• DIRECTION
Take the lines from the beginning of the material through the line containing "Chart.register(...registerables);" and retype them exactly, leaving the pictures out.

• INFORMATION PROVIDED
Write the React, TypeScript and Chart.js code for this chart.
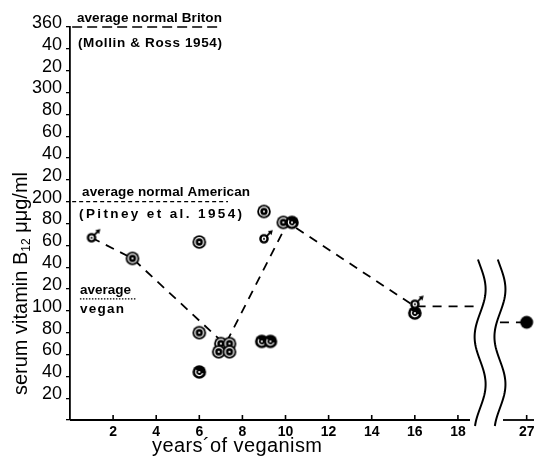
import React, { useEffect, useRef } from "react";
import { Chart, registerables } from "chart.js";

Chart.register(...registerables);

// ---------- axis ticks ----------
const yTickValues = [0, 20, 40, 60, 80, 100, 120, 140, 160, 180, 200, 220, 240, 260, 280, 300, 320, 340, 360];
const yTickLabels = ["", "20", "40", "60", "80", "100", "20", "40", "60", "80", "200", "20", "40", "60", "80", "300", "20", "40", "360"];
const xTickYears = [2, 4, 6, 8, 10, 12, 14, 16, 18, 27];
const xTickLabels = ["2", "4", "6", "8", "10", "12", "14", "16", "18", "27"];

// ---------- observations (years of veganism, serum B12 µµg/ml) ----------
const ringYears = [2.9, 6, 6, 9, 9.9];
const ringB12 = [148, 163, 80, 191, 181];
const clusterYears = [7.0, 7.4, 6.9, 7.4];
const clusterB12 = [70, 70, 62.5, 62.5];
const darkYears = [6, 10.3, 8.9, 9.3, 16];
const darkB12 = [44, 181, 72, 72, 98];
const maleYears = [1, 9, 16];
const maleB12 = [167, 166, 106];
const solidYears = [27];
const solidB12 = [89.5];

// dashed trend (null = break in the axis)
const trendYears: (number | null)[] = [1, 2.9, 7.2, 10.1, 16, 19.03, null, 25, 27];
const trendB12: (number | null)[] = [167, 148, 69, 181, 104, 104, null, 89.5, 89.5];

// reference averages
const BRITON_AVG = 360;
const AMERICAN_AVG = 200;
const VEGAN_AVG = 111;
const britonYears = [0.1, 7.05];
const americanYears = [0.1, 7.33];
const veganYears = [0.46, 3.1];

// ---------- broken x axis ----------
const BREAK_YEAR = 19.5;
const RESUME_YEAR = 25;
const RESUME_POS = 19.95;
const COMPRESS = 0.62;
const X_MAX = 21.53;
const toAxis = (yr: number) => (yr <= BREAK_YEAR ? yr : RESUME_POS + (yr - RESUME_YEAR) * COMPRESS);
const AXIS_SEGMENTS: [number, number][] = [[0, 18.56], [20.09, X_MAX]];
const WAVES = [19.03, 19.95];

const pts = (xs: (number | null)[], ys: (number | null)[]) =>
  xs.map((v, i) => ({ x: v === null ? toAxis(BREAK_YEAR) : toAxis(v), y: ys[i] === null ? null : ys[i] }));

function makeCanvas(size: number, draw: (ctx: CanvasRenderingContext2D, c: number) => void) {
  const cv = document.createElement("canvas");
  cv.width = size;
  cv.height = size;
  const ctx = cv.getContext("2d")!;
  draw(ctx, size / 2);
  return cv;
}

const TAU = Math.PI * 2;

function ringMarker() {
  return makeCanvas(18, (ctx, c) => {
    ctx.fillStyle = "#000";
    ctx.beginPath(); ctx.arc(c, c, 6.8, 0, TAU); ctx.fill();
    ctx.strokeStyle = "#fff";
    ctx.lineWidth = 1.3;
    ctx.beginPath(); ctx.arc(c, c, 4.3, 0, TAU); ctx.stroke();
    ctx.fillStyle = "#fff";
    ctx.beginPath(); ctx.arc(c, c, 1.1, 0, TAU); ctx.fill();
  });
}
function darkMarker() {
  return makeCanvas(18, (ctx, c) => {
    ctx.fillStyle = "#000";
    ctx.beginPath(); ctx.arc(c, c, 6.8, 0, TAU); ctx.fill();
    ctx.strokeStyle = "#fff";
    ctx.lineWidth = 1.2;
    ctx.beginPath(); ctx.arc(c, c, 3.6, 0.1 * Math.PI, 1.2 * Math.PI); ctx.stroke();
    ctx.fillStyle = "#fff";
    ctx.beginPath(); ctx.arc(c, c, 1.1, 0, TAU); ctx.fill();
  });
}
function maleMarker() {
  return makeCanvas(22, (ctx, c) => {
    ctx.fillStyle = "#fff";
    ctx.strokeStyle = "#000";
    ctx.lineWidth = 2.4;
    ctx.beginPath(); ctx.arc(c, c, 3.6, 0, TAU); ctx.fill(); ctx.stroke();
    ctx.fillStyle = "#000";
    ctx.beginPath(); ctx.arc(c, c, 1, 0, TAU); ctx.fill();
    ctx.lineWidth = 1.8;
    ctx.beginPath(); ctx.moveTo(c + 2.6, c - 2.6); ctx.lineTo(c + 7, c - 7); ctx.stroke();
    ctx.beginPath(); ctx.moveTo(c + 8.8, c - 8.8); ctx.lineTo(c + 3.8, c - 7.6); ctx.lineTo(c + 7.6, c - 3.8); ctx.closePath(); ctx.fill();
  });
}
function solidMarker() {
  return makeCanvas(16, (ctx, c) => {
    ctx.fillStyle = "#000";
    ctx.beginPath(); ctx.arc(c, c, 6.5, 0, TAU); ctx.fill();
  });
}

const FONT = "'Liberation Sans', Arial, sans-serif";

function spacedText(ctx: CanvasRenderingContext2D, s: string, left: number, cy: number, font: string, targetW: number) {
  ctx.font = font;
  (ctx as any).letterSpacing = "0px";
  const w = ctx.measureText(s).width;
  const sp = s.length > 1 ? (targetW - w) / (s.length - 1) : 0;
  (ctx as any).letterSpacing = `${sp}px`;
  ctx.textAlign = "left";
  ctx.fillText(s, left, cy);
  (ctx as any).letterSpacing = "0px";
}

const decor = {
  id: "decor",
  afterDraw(chart: any) {
    const { ctx, scales } = chart;
    const x = scales.x;
    const y = scales.y;
    const base = y.getPixelForValue(0);
    ctx.save();
    ctx.strokeStyle = "#000";
    ctx.fillStyle = "#000";
    ctx.lineWidth = 1.8;
    // broken x axis line
    for (const [a, b] of AXIS_SEGMENTS) {
      ctx.beginPath();
      ctx.moveTo(x.getPixelForValue(a), base);
      ctx.lineTo(x.getPixelForValue(b), base);
      ctx.stroke();
    }
    // tick marks (pointing up) and labels
    ctx.lineWidth = 1.6;
    ctx.textAlign = "center";
    ctx.textBaseline = "middle";
    ctx.font = `bold 14px ${FONT}`;
    xTickYears.forEach((yr, i) => {
      const px = x.getPixelForValue(toAxis(yr));
      ctx.beginPath();
      ctx.moveTo(px, base);
      ctx.lineTo(px, base - 5);
      ctx.stroke();
      ctx.fillText(xTickLabels[i], px, base + 12);
    });
    // wavy break marks
    ctx.lineWidth = 2;
    for (const w of WAVES) {
      const cx = x.getPixelForValue(w);
      const top = y.getPixelForValue(147);
      const bot = base + 7;
      ctx.beginPath();
      for (let py = top; py <= bot; py += 1.5) {
        const px = cx + 5.5 * Math.sin(((py - top) / 95) * TAU - 0.4);
        if (py === top) ctx.moveTo(px, py);
        else ctx.lineTo(px, py);
      }
      ctx.stroke();
    }
    // annotations
    const ann = (s: string, yr: number, v: number, w: number) =>
      spacedText(ctx, s, x.getPixelForValue(yr), y.getPixelForValue(v), `bold 13.5px ${FONT}`, w);
    ann("average normal Briton", 0.32, 368, 145);
    ann("(Mollin & Ross 1954)", 0.37, 345, 144);
    ann("average normal American", 0.56, 209, 168);
    ann("(Pitney et al. 1954)", 0.42, 188, 163);
    ann("average", 0.46, 119, 51);
    ann("vegan", 0.46, 101.6, 44);

    // x axis title
    const title = "years\u00B4of veganism";
    spacedText(ctx, title, x.getPixelForValue(7.75) - 85, y.getPixelForValue(-24.7), `20px ${FONT}`, 170);

    // y axis title (rotated, with subscript 12)
    ctx.translate(21, y.getPixelForValue(125));
    ctx.rotate(-Math.PI / 2);
    ctx.textAlign = "left";
    const p1 = "serum vitamin B";
    const p2 = "12";
    const p3 = " \u03BC\u03BCg/ml";
    ctx.font = `20px ${FONT}`;
    const w1 = ctx.measureText(p1).width;
    const w3 = ctx.measureText(p3).width;
    ctx.font = `12px ${FONT}`;
    const w2 = ctx.measureText(p2).width;
    const total = w1 + w2 + w3;
    let cur = -total / 2;
    ctx.font = `20px ${FONT}`;
    ctx.fillText(p1, cur, 0);
    cur += w1;
    ctx.font = `12px ${FONT}`;
    ctx.fillText(p2, cur, 6);
    cur += w2;
    ctx.font = `20px ${FONT}`;
    ctx.fillText(p3, cur, 0);
    ctx.restore();
  },
};

export default function App() {
  const ref = useRef<HTMLCanvasElement>(null);

  useEffect(() => {
    document.body.style.margin = "0";
    const canvas = ref.current!;
    const ring = ringMarker();
    const dark = darkMarker();
    const male = maleMarker();
    const solid = solidMarker();

    const marker = (data: any, style: any) => ({
      type: "scatter" as const,
      data,
      pointStyle: style,
      pointRadius: 7,
      showLine: false,
      clip: false as const,
    });
    const refLine = (xs: number[], v: number, dash: number[], width: number) => ({
      type: "line" as const,
      data: xs.map((yr) => ({ x: toAxis(yr), y: v })),
      borderColor: "#000",
      borderWidth: width,
      borderDash: dash,
      pointRadius: 0,
      showLine: true,
      clip: false as const,
    });

    const chart = new Chart(canvas, {
      type: "scatter",
      data: {
        datasets: [
          marker(pts(solidYears, solidB12), solid),
          marker(pts(maleYears, maleB12), male),
          marker(pts(darkYears, darkB12), dark),
          marker(pts(clusterYears, clusterB12), ring),
          marker(pts(ringYears, ringB12), ring),
          {
            type: "line" as const,
            data: pts(trendYears, trendB12),
            borderColor: "#000",
            borderWidth: 1.8,
            borderDash: [9, 7],
            pointRadius: 0,
            showLine: true,
            spanGaps: false,
            clip: false as const,
          },
          refLine(britonYears, BRITON_AVG, [10, 5], 1.6),
          refLine(americanYears, AMERICAN_AVG, [4, 3], 1.4),
          refLine(veganYears, VEGAN_AVG, [1.5, 1.5], 1.2),
        ] as any,
      },
      options: {
        animation: false,
        responsive: false,
        events: [],
        layout: { autoPadding: false, padding: { top: 27, left: 0, right: 0, bottom: 0 } },
        plugins: { legend: { display: false }, tooltip: { enabled: false } },
        scales: {
          x: {
            type: "linear",
            min: 0,
            max: X_MAX,
            grid: { display: false, drawTicks: false },
            border: { display: false },
            afterBuildTicks: (scale: any) => {
              scale.ticks = xTickYears.map((yr) => ({ value: toAxis(yr) }));
            },
            afterFit: (scale: any) => {
              scale.height = 38;
              scale.paddingLeft = 0;
              scale.paddingRight = 0;
            },
            ticks: { display: false },
          },
          y: {
            type: "linear",
            min: 0,
            max: 360,
            border: { display: true, color: "#000", width: 1.8 },
            grid: { drawOnChartArea: false, drawTicks: true, tickLength: 4, color: "#000", lineWidth: 1.3 },
            afterBuildTicks: (scale: any) => {
              scale.ticks = yTickValues.map((v) => ({ value: v }));
            },
            afterFit: (scale: any) => {
              scale.width = 70;
              scale.paddingTop = 0;
              scale.paddingBottom = 0;
            },
            ticks: {
              autoSkip: false,
              padding: 4,
              labelOffset: -4,
              color: "#000",
              font: { family: FONT, size: 18 },
              callback: (_v: any, i: number) => yTickLabels[i],
            },
          },
        },
      },
      plugins: [decor],
    });
    return () => chart.destroy();
  }, []);

  return (
    <div style={{ width: 534, height: 458, position: "relative", background: "#fff" }}>
      <canvas ref={ref} width={534} height={458} style={{ display: "block" }} />
    </div>
  );
}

• CORRECT OUTPUT
Write the React, TypeScript and Chart.js code for this chart.
import React, { useEffect, useRef } from "react";
import { Chart, registerables } from "chart.js";

Chart.register(...registerables);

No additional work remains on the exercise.